START Information shown

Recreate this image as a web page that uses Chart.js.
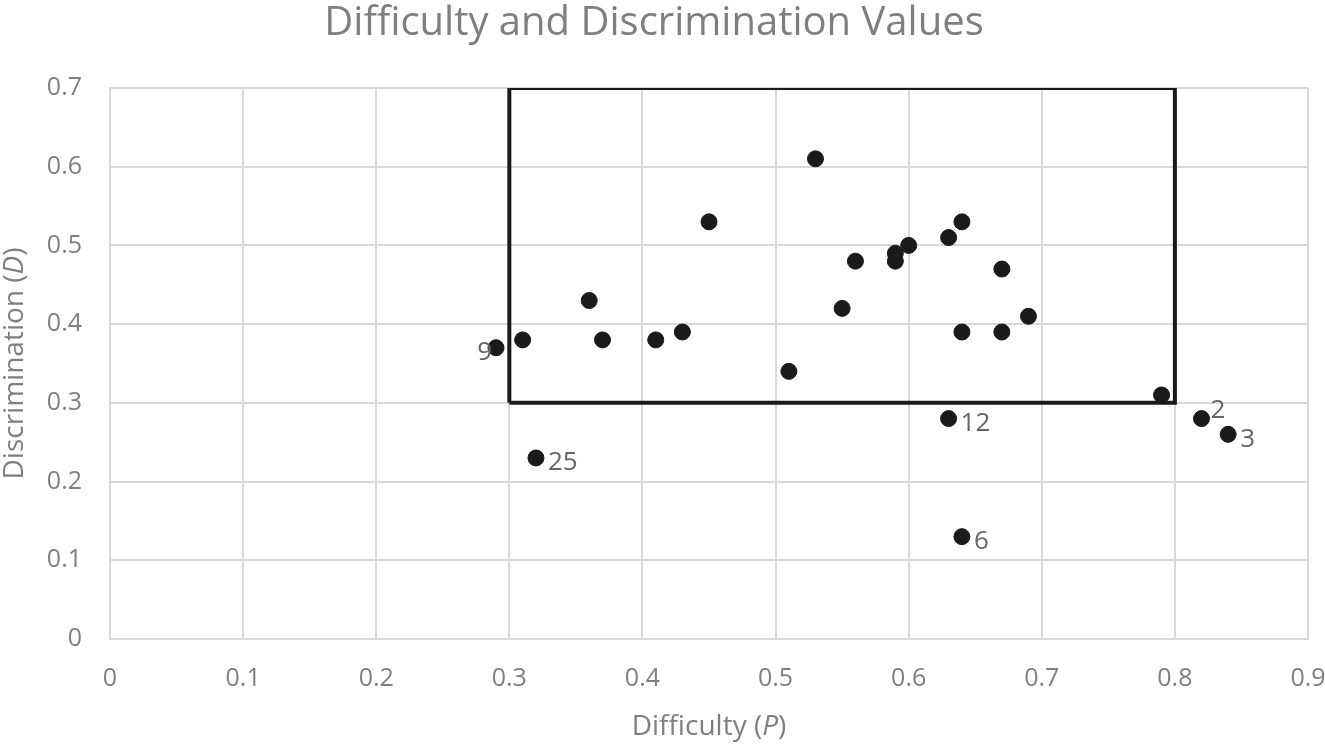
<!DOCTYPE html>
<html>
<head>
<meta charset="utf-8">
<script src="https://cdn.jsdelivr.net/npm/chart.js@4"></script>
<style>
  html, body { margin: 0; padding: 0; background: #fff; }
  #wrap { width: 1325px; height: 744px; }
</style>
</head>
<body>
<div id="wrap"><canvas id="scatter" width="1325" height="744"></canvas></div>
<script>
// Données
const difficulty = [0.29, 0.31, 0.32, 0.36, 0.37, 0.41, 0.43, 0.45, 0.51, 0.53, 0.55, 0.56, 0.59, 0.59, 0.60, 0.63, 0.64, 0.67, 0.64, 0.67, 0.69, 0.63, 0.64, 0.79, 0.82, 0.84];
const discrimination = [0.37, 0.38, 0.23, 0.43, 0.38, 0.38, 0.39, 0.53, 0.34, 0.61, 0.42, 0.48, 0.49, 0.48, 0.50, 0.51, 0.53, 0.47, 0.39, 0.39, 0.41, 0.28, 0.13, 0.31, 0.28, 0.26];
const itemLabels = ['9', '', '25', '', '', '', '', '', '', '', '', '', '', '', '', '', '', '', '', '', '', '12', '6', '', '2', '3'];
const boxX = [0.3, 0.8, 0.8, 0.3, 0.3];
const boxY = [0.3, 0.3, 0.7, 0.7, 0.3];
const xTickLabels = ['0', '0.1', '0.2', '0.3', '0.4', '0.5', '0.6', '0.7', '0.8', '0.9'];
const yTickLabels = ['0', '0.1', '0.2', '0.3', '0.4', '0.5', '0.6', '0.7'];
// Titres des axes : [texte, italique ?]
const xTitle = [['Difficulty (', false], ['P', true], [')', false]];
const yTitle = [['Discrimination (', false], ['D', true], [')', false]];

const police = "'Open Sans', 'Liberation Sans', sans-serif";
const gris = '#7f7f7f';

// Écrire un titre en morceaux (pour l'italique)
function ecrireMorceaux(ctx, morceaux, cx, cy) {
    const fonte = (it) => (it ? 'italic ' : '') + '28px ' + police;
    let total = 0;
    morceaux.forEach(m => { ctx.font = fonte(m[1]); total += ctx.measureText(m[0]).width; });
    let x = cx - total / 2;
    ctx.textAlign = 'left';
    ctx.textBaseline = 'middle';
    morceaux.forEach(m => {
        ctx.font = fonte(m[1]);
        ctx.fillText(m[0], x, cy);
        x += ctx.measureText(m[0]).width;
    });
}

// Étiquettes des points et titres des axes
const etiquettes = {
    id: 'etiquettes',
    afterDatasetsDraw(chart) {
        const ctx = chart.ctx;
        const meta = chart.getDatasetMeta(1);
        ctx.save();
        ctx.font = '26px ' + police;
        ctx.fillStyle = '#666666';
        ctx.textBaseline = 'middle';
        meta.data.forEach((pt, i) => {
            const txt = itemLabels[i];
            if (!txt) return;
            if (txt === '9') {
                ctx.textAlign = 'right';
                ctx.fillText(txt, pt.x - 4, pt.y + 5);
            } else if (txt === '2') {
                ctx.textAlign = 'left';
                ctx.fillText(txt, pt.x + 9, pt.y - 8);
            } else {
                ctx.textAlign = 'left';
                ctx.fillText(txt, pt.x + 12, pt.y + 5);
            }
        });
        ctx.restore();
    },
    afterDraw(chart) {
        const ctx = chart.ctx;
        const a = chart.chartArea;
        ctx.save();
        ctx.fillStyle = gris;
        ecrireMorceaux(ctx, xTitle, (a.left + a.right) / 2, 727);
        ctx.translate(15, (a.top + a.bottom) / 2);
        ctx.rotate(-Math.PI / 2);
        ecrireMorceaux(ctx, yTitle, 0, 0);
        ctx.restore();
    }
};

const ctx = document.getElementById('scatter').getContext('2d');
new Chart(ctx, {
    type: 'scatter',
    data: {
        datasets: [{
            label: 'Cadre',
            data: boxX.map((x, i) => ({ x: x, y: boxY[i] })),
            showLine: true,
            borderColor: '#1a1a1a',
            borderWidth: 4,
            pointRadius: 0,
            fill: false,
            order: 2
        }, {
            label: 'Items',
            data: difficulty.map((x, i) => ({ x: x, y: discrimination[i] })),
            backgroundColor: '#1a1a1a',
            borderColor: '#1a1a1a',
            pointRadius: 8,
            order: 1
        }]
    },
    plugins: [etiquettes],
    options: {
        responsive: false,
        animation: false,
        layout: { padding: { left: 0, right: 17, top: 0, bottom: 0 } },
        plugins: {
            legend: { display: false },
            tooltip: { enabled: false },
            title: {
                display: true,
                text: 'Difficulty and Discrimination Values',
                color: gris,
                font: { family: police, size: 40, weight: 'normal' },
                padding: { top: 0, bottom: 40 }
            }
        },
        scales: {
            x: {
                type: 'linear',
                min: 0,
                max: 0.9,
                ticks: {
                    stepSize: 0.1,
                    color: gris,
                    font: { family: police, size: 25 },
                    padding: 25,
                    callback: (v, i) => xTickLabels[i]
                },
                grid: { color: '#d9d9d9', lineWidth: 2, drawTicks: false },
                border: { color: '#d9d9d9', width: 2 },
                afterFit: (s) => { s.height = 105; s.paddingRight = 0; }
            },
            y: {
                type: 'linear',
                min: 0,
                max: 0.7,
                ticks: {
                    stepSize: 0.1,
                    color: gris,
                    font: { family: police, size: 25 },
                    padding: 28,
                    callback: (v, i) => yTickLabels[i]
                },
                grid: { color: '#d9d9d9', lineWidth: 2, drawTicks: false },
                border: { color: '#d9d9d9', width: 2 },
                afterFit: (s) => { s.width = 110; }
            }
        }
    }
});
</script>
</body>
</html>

END Information shown

Exercise details ▸ Emit the lines of the material exactly, from its first line to the line containing "const gris = '#7f7f7f';", inclusive; leave every picture out.

The reply ▸
Recreate this image as a web page that uses Chart.js.
<!DOCTYPE html>
<html>
<head>
<meta charset="utf-8">
<script src="https://cdn.jsdelivr.net/npm/chart.js@4"></script>
<style>
  html, body { margin: 0; padding: 0; background: #fff; }
  #wrap { width: 1325px; height: 744px; }
</style>
</head>
<body>
<div id="wrap"><canvas id="scatter" width="1325" height="744"></canvas></div>
<script>
// Données
const difficulty = [0.29, 0.31, 0.32, 0.36, 0.37, 0.41, 0.43, 0.45, 0.51, 0.53, 0.55, 0.56, 0.59, 0.59, 0.60, 0.63, 0.64, 0.67, 0.64, 0.67, 0.69, 0.63, 0.64, 0.79, 0.82, 0.84];
const discrimination = [0.37, 0.38, 0.23, 0.43, 0.38, 0.38, 0.39, 0.53, 0.34, 0.61, 0.42, 0.48, 0.49, 0.48, 0.50, 0.51, 0.53, 0.47, 0.39, 0.39, 0.41, 0.28, 0.13, 0.31, 0.28, 0.26];
const itemLabels = ['9', '', '25', '', '', '', '', '', '', '', '', '', '', '', '', '', '', '', '', '', '', '12', '6', '', '2', '3'];
const boxX = [0.3, 0.8, 0.8, 0.3, 0.3];
const boxY = [0.3, 0.3, 0.7, 0.7, 0.3];
const xTickLabels = ['0', '0.1', '0.2', '0.3', '0.4', '0.5', '0.6', '0.7', '0.8', '0.9'];
const yTickLabels = ['0', '0.1', '0.2', '0.3', '0.4', '0.5', '0.6', '0.7'];
// Titres des axes : [texte, italique ?]
const xTitle = [['Difficulty (', false], ['P', true], [')', false]];
const yTitle = [['Discrimination (', false], ['D', true], [')', false]];

const police = "'Open Sans', 'Liberation Sans', sans-serif";
const gris = '#7f7f7f';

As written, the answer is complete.